* **Stated exercise**: Copy all the entries word for word, but omit the pictures.

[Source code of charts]
——————————

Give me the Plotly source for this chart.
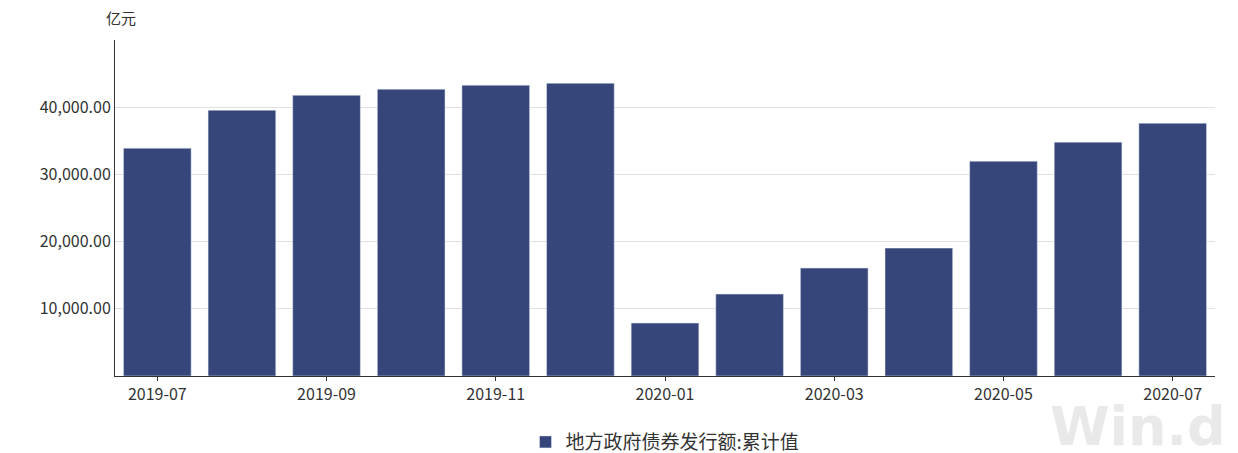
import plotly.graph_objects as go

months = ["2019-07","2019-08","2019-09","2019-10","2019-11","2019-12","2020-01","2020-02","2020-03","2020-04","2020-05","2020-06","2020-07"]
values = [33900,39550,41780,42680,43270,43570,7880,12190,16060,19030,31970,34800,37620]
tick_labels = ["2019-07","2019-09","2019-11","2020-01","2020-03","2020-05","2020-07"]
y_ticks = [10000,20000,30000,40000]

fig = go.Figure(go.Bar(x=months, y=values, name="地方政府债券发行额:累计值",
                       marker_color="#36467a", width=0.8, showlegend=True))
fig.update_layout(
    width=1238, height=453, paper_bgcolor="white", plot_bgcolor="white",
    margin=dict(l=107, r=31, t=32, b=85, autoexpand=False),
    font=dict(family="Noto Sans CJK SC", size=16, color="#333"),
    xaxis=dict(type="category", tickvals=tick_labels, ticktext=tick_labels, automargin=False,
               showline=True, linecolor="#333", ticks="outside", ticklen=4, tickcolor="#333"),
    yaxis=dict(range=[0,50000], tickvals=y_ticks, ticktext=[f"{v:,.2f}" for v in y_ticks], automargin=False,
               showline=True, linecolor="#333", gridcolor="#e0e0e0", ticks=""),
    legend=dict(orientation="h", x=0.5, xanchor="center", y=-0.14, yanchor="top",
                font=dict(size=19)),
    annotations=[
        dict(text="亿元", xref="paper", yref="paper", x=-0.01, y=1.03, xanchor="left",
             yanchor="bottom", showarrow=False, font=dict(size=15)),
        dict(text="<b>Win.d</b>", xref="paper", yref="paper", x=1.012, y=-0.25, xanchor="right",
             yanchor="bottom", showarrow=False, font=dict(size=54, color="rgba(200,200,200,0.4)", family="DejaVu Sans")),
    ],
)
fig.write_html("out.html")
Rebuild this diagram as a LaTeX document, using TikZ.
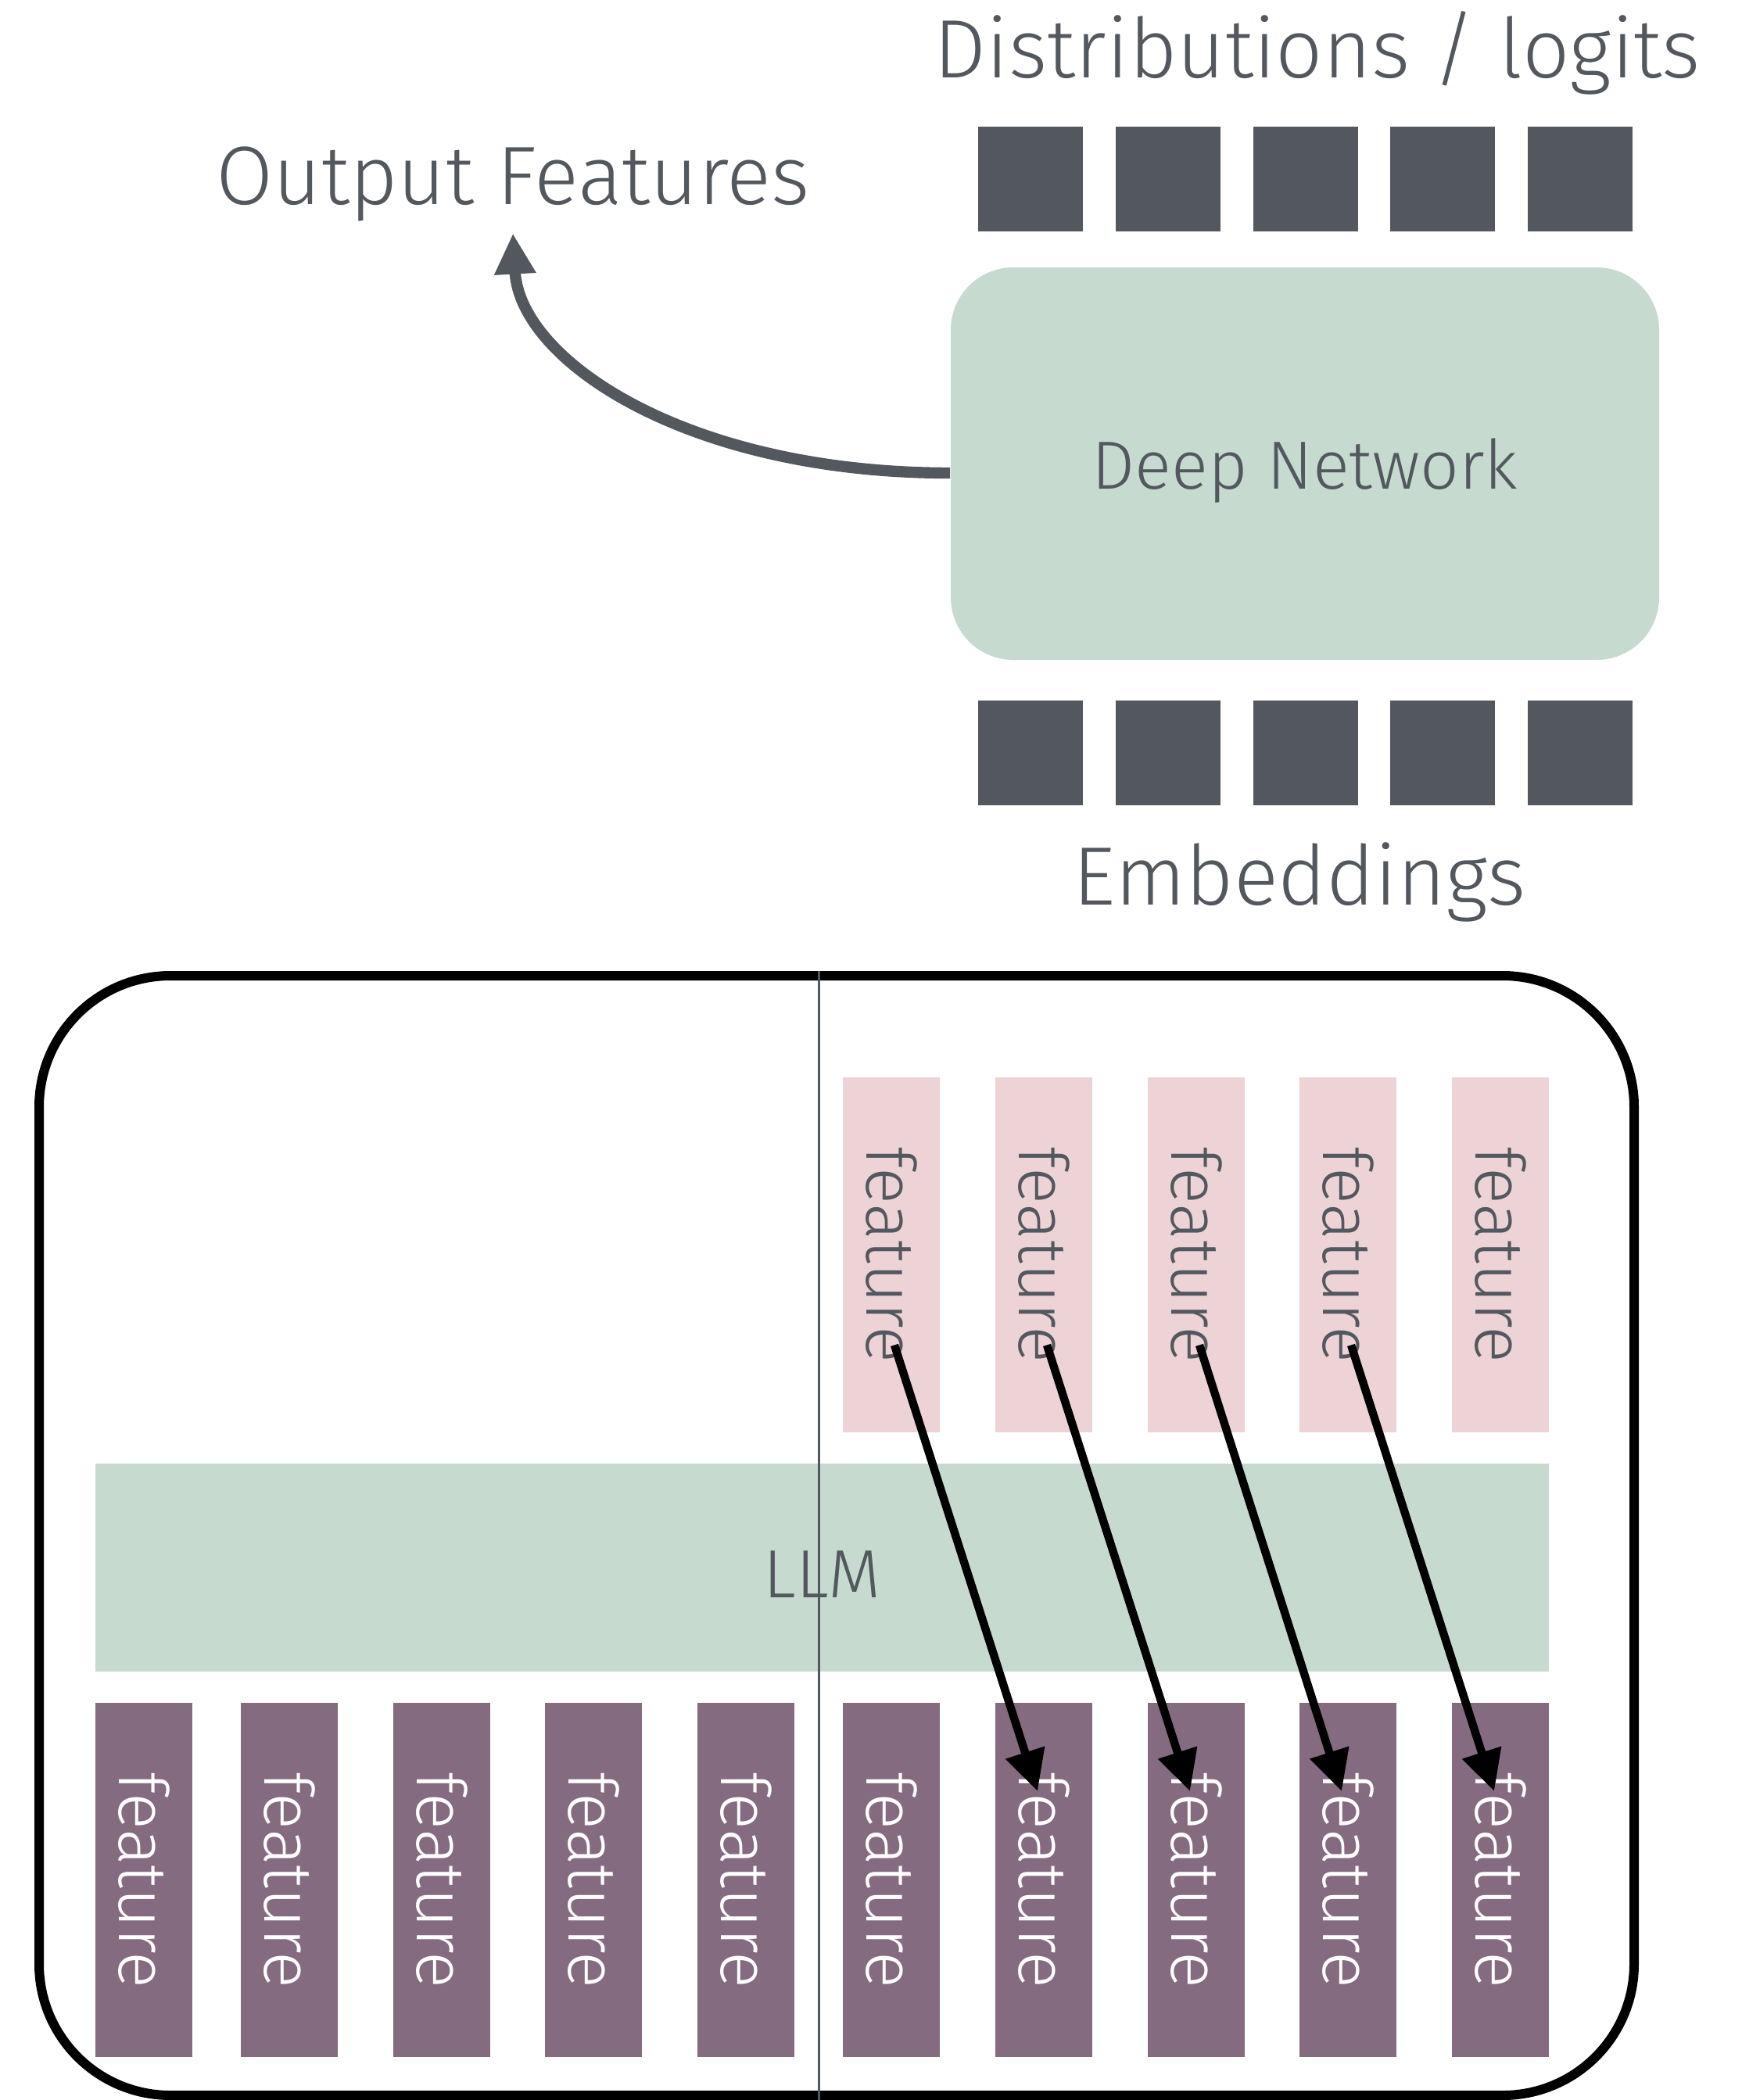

——————————

* **The output**:
Give me the Plotly source for this chart.
import plotly.graph_objects as go

months = ["2019-07","2019-08","2019-09","2019-10","2019-11","2019-12","2020-01","2020-02","2020-03","2020-04","2020-05","2020-06","2020-07"]
values = [33900,39550,41780,42680,43270,43570,7880,12190,16060,19030,31970,34800,37620]
tick_labels = ["2019-07","2019-09","2019-11","2020-01","2020-03","2020-05","2020-07"]
y_ticks = [10000,20000,30000,40000]

fig = go.Figure(go.Bar(x=months, y=values, name="地方政府债券发行额:累计值",
                       marker_color="#36467a", width=0.8, showlegend=True))
fig.update_layout(
    width=1238, height=453, paper_bgcolor="white", plot_bgcolor="white",
    margin=dict(l=107, r=31, t=32, b=85, autoexpand=False),
    font=dict(family="Noto Sans CJK SC", size=16, color="#333"),
    xaxis=dict(type="category", tickvals=tick_labels, ticktext=tick_labels, automargin=False,
               showline=True, linecolor="#333", ticks="outside", ticklen=4, tickcolor="#333"),
    yaxis=dict(range=[0,50000], tickvals=y_ticks, ticktext=[f"{v:,.2f}" for v in y_ticks], automargin=False,
               showline=True, linecolor="#333", gridcolor="#e0e0e0", ticks=""),
    legend=dict(orientation="h", x=0.5, xanchor="center", y=-0.14, yanchor="top",
                font=dict(size=19)),
    annotations=[
        dict(text="亿元", xref="paper", yref="paper", x=-0.01, y=1.03, xanchor="left",
             yanchor="bottom", showarrow=False, font=dict(size=15)),
        dict(text="<b>Win.d</b>", xref="paper", yref="paper", x=1.012, y=-0.25, xanchor="right",
             yanchor="bottom", showarrow=False, font=dict(size=54, color="rgba(200,200,200,0.4)", family="DejaVu Sans")),
    ],
)
fig.write_html("out.html")
Rebuild this diagram as a LaTeX document, using TikZ.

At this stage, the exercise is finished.